Fair points on the insulation - I started the insulation experimentation using chicken wire under the batts and that held very well, but the openings were not small enough. I'll look into the option of 1/4-inch to 1/2-inch hardware cloth.

D&B - ha! I just figured out that you were referring to the college engineering book (Solar Engineering of Thermal Processes, Photovoltaics and Wind: Photovoltaics and Wind 5th Edition). I have this one on order and it should arrive in a couple of weeks.

DHW (solar, HP or other) is pretty far down on my list, but it is interesting to think about the options. I appreciate your ideas and the idea about using PV to power a HP to heat water.

Since you brought heat pumps up, do you know of any tools that I can use to evaluate the cost difference between using propane (at $2.16 per gallon) for space heating vs. heat pump (at $0.08 per kWh)?
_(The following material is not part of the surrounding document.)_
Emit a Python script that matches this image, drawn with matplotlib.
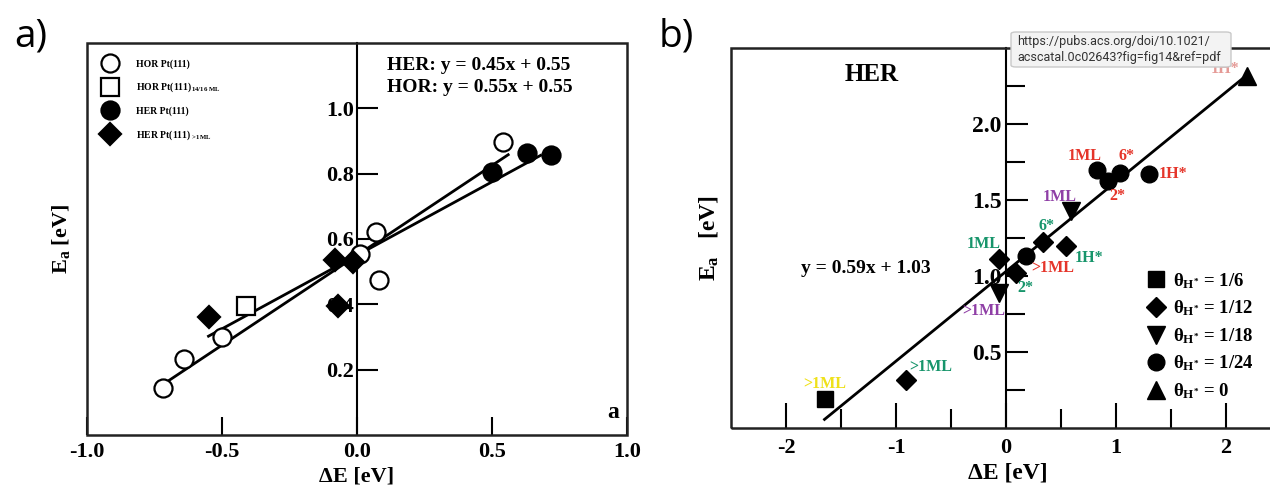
import matplotlib
matplotlib.use("Agg")
import matplotlib.pyplot as plt
from matplotlib.patches import Rectangle, FancyBboxPatch
from matplotlib.ticker import FormatStrFormatter

plt.rcParams["font.family"] = ["Liberation Serif", "DejaVu Serif"]
plt.rcParams["font.weight"] = "bold"
plt.rcParams["axes.labelweight"] = "bold"
plt.rcParams["axes.unicode_minus"] = False
plt.rcParams["mathtext.fontset"] = "custom"
plt.rcParams["mathtext.rm"] = "Liberation Serif"
plt.rcParams["mathtext.bf"] = "Liberation Serif:bold"
plt.rcParams["mathtext.it"] = "Liberation Serif:italic"

# --- panel a data ---
hor_x = [-0.72, -0.64, -0.50, 0.01, 0.07, 0.08, 0.54]
hor_y = [0.145, 0.233, 0.300, 0.553, 0.620, 0.474, 0.897]
hor16_x = [-0.41]
hor16_y = [0.395]
her_x = [0.50, 0.63, 0.72]
her_y = [0.805, 0.863, 0.857]
her1ml_x = [-0.55, -0.08, -0.015, -0.07]
her1ml_y = [0.361, 0.537, 0.531, 0.395]
# fits: slope, intercept, x range
her_fit = [0.45, 0.55, -0.55, 0.68]
hor_fit = [0.55, 0.55, -0.72, 0.56]

# --- panel b data ---
b_x = [-1.647, -0.909, -0.065, -0.065, 0.088, 0.186, 0.333, 0.55, 0.588, 0.829, 0.927, 1.036, 1.30, 2.19]
b_y = [0.189, 0.315, 1.11, 0.89, 1.02, 1.13, 1.226, 1.197, 1.43, 1.70, 1.625, 1.68, 1.67, 2.316]
b_cov = ["1/6", "1/12", "1/12", "1/18", "1/12", "1/24", "1/12", "1/12", "1/18", "1/24", "1/24", "1/24", "1/24", "0"]
b_tag = [">1ML", ">1ML", "1ML", ">1ML", "2*", ">1ML", "6*", "1H*", "1ML", "1ML", "2*", "6*", "1H*", "1H*"]
b_tag_kind = ["yellow", "green", "green", "purple", "green", "red", "green", "green", "purple", "red", "red", "red", "red", "pink"]
b_fit = [0.59, 1.03, -1.65, 2.15]
cov_order = ["1/6", "1/12", "1/18", "1/24", "0"]

# styles
tag_colors = {"yellow": "#efe11a", "green": "#17956b", "purple": "#8f3fa6", "red": "#e5352a", "pink": "#e59a96"}
cov_markers = {"1/6": ("s", 11), "1/12": ("D", 10), "1/18": ("v", 13), "1/24": ("o", 12), "0": ("^", 13)}
tag_offsets = [(0, 11), (18, 9.5), (-11, 11), (-11, -13), (7, -11), (19, -8.5), (3, 11),
               (16, -8.5), (-8, 9.5), (-9, 10), (6.5, -11), (5, 12), (17, 0), (-16, 5)]

W, H = 1270, 490
fig = plt.figure(figsize=(12.7, 4.9), dpi=100)


def frame(ax):
    for s in ["top", "right", "bottom"]:
        ax.spines[s].set_visible(False)
    ax.spines["left"].set_position(("data", 0))
    ax.spines["left"].set_linewidth(1.5)
    ax.add_patch(Rectangle((0, 0), 1, 1, transform=ax.transAxes, fill=False,
                           lw=1.8, ec="#222222", clip_on=False, zorder=2.6))


# ================= panel a =================
ax = fig.add_axes([87 / W, 1 - 435 / H, 540 / W, 392 / H])
ax.set_xlim(-1, 1)
ax.set_ylim(0, 1.2)
frame(ax)

for fit in [her_fit, hor_fit]:
    xs = [fit[2], fit[3]]
    ax.plot(xs, [fit[0] * v + fit[1] for v in xs], color="black", lw=2, zorder=2)

kw = dict(ls="none", mec="black", mew=1.6, zorder=3)
ax.plot(hor_x, hor_y, marker="o", ms=13, mfc="white", label="HOR Pt(111)", **kw)
ax.plot(hor16_x, hor16_y, marker="s", ms=13, mfc="white",
        label=r"HOR Pt(111)$_{\mathbf{14/16\ ML}}$", **kw)
ax.plot(her_x, her_y, marker="o", ms=13, mfc="black", label="HER Pt(111)", **kw)
ax.plot(her1ml_x, her1ml_y, marker="D", ms=11, mfc="black",
        label=r"HER Pt(111)$_{\mathbf{>1ML}}$", **kw)

ax.set_xticks([-1, -0.5, 0, 0.5, 1])
ax.set_yticks([0.2, 0.4, 0.6, 0.8, 1.0])
ax.xaxis.set_major_formatter(FormatStrFormatter("%.1f"))
ax.yaxis.set_major_formatter(FormatStrFormatter("%.1f"))
ax.tick_params(axis="x", direction="in", length=13, width=1.5, labelsize=16, pad=5)
ax.tick_params(axis="y", direction="in", length=15, width=1.5, labelsize=16, pad=2)

ax.set_xlabel("ΔE [eV]", fontsize=16)
ax.xaxis.set_label_coords(0.5, -0.08)
ax.set_ylabel(r"$\mathbf{E_a}$ [eV]", fontsize=16)
ax.yaxis.set_label_coords(-0.028, 0.5)

ax.text(0.555, 0.965, "HER: y = 0.45x + 0.55\nHOR: y = 0.55x + 0.55", transform=ax.transAxes,
        fontsize=14, va="top", ha="left", linespacing=1.4)
ax.text(0.985, 0.03, "a", transform=ax.transAxes, fontsize=17, ha="right", va="bottom")

ax.legend(loc="upper left", bbox_to_anchor=(0.032, 0.959), frameon=False, fontsize=7,
          handlelength=1.2, handletextpad=2.1, labelspacing=1.25, borderpad=0, borderaxespad=0)

# ================= panel b =================
bx = fig.add_axes([731 / W, 1 - 428 / H, 550 / W, 380 / H])
bx.set_xlim(-2.5, 2.5)
bx.set_ylim(0, 2.5)
frame(bx)

xs = [b_fit[2], b_fit[3]]
bx.plot(xs, [b_fit[0] * v + b_fit[1] for v in xs], color="black", lw=2, zorder=2)

for cov in cov_order:
    idx = [i for i, c in enumerate(b_cov) if c == cov]
    m, ms = cov_markers[cov]
    bx.plot([b_x[i] for i in idx], [b_y[i] for i in idx], ls="none", marker=m, ms=ms,
            color="black", zorder=3,
            label=r"$\mathrm{\theta}_{\mathbf{H^{*}}}$ = " + cov)

for i, tag in enumerate(b_tag):
    bx.annotate(tag, (b_x[i], b_y[i]), xytext=tag_offsets[i], textcoords="offset points",
                ha="center", va="center", fontsize=11.5, color=tag_colors[b_tag_kind[i]], zorder=4)

bx.set_xticks([-2, -1, 0, 1, 2])
bx.set_xticks([-1.5, -0.5, 0.5, 1.5], minor=True)
bx.set_yticks([0.5, 1.0, 1.5, 2.0])
bx.set_yticks([0.25, 0.75, 1.25, 1.75, 2.25], minor=True)
bx.yaxis.set_major_formatter(FormatStrFormatter("%.1f"))
bx.tick_params(axis="x", which="major", direction="in", length=18, width=1.5, labelsize=16, pad=7)
bx.tick_params(axis="x", which="minor", direction="in", length=14, width=1.5)
bx.tick_params(axis="y", which="major", direction="in", length=16, width=1.5, labelsize=17, pad=3)
bx.tick_params(axis="y", which="minor", direction="in", length=14, width=1.5)

bx.set_xlabel("ΔE [eV]", fontsize=17)
bx.xaxis.set_label_coords(0.504, -0.09)
bx.set_ylabel(r"$\mathbf{E_a}$   [eV]", fontsize=17)
bx.yaxis.set_label_coords(-0.02, 0.5)

bx.text(0.255, 0.93, "HER", transform=bx.transAxes, fontsize=18, ha="center", va="center")
bx.text(0.245, 0.42, "y = 0.59x + 1.03", transform=bx.transAxes, fontsize=14, ha="center", va="center")

bx.legend(loc="upper left", bbox_to_anchor=(0.76, 0.413), frameon=False, fontsize=13.5,
          handlelength=0.8, handletextpad=0.5, labelspacing=0.42, borderpad=0, borderaxespad=0)

# panel letters
fig.text(31 / W, 1 - 36 / H, "a)", fontsize=28, family="Open Sans", weight="normal", ha="center", va="center")
fig.text(676 / W, 1 - 36 / H, "b)", fontsize=28, family="Open Sans", weight="normal", ha="center", va="center")

# browser tooltip over panel b
fig.patches.append(FancyBboxPatch((1011 / W, 1 - 67 / H), 220 / W, 35 / H,
                                  boxstyle="round,pad=0,rounding_size=0.004",
                                  transform=fig.transFigure, fc="#f3f3f3", ec="#c9c9c9", lw=1))
fig.text(1017 / W, 1 - 50 / H, "https://pubs.acs.org/doi/10.1021/\nacscatal.0c02643?fig=fig14&ref=pdf",
         fontsize=9, family="Roboto", weight="normal", color="#333333", ha="left", va="center",
         linespacing=1.3)

fig.savefig("out.png", dpi=100)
Note: this nonfunctional dual fuel set up is not here in 77008. The programming is messed up and defaults to propane 100%. It should run heat pump as primary with propane as back up - hope to get this fixed in a couple weeks and wonder what it will do to my electrical bill.

on heat recovery, I did not mean to go down that rabbit hole... I was mostly just wondering if fins or heat sinks of some sort have ever been used to reduce the temperature on PV to make them more efficient. I'll look at D&B and see what kind of data they have in there and even with my limited engineering background, my eyes gloss over when I hear people talk about heat recovery - I just can't make the math work in my head. I know they can prove it works sometimes with math - and I know (as you do at refineries), when you have a large process that generates large amounts of heat, it can be cost effective to capture that heat and use it for other purposes. For PV? maybe not.

D&B... free? Ugh... I'll look for it, but admit that I will probably actually read pricey the 5th edition paper book rather than the online version. Online is good for specific topic searches, but not so good for reading (IMO). OK. back to my homework - PV Dummies Chapter 5.

PS: I worked on many building projects "inside the fence" and amazed at the network of piping and systems that you guys put together. I also got to build a couple of labs that housed 12-foot-tall walk in hoods where they assembled little pilot plants. All very impressive stuff!

The energy comparison used here, is 1 gallon propane = 27KWh. Crank in the efficiency
of the furnace, the heat pump COP over your temp range, and some prices.

I have seen the price of propane rise from $1 in the summer, to $5.40 in Feb. The electric
eqiivalent (at $0.11/KWh) and a COP of 1 is only $2.80. Bruce Roe

Thank you for this. Are you saying that the electric equivalent of $1.00 per gallon of propane OR $5.40 per gallon of propane is $2.80 per kWh?

Or, to complicate things, does this rough calculation change as the average outdoor temperature (53581) ranges between 70F and 13F.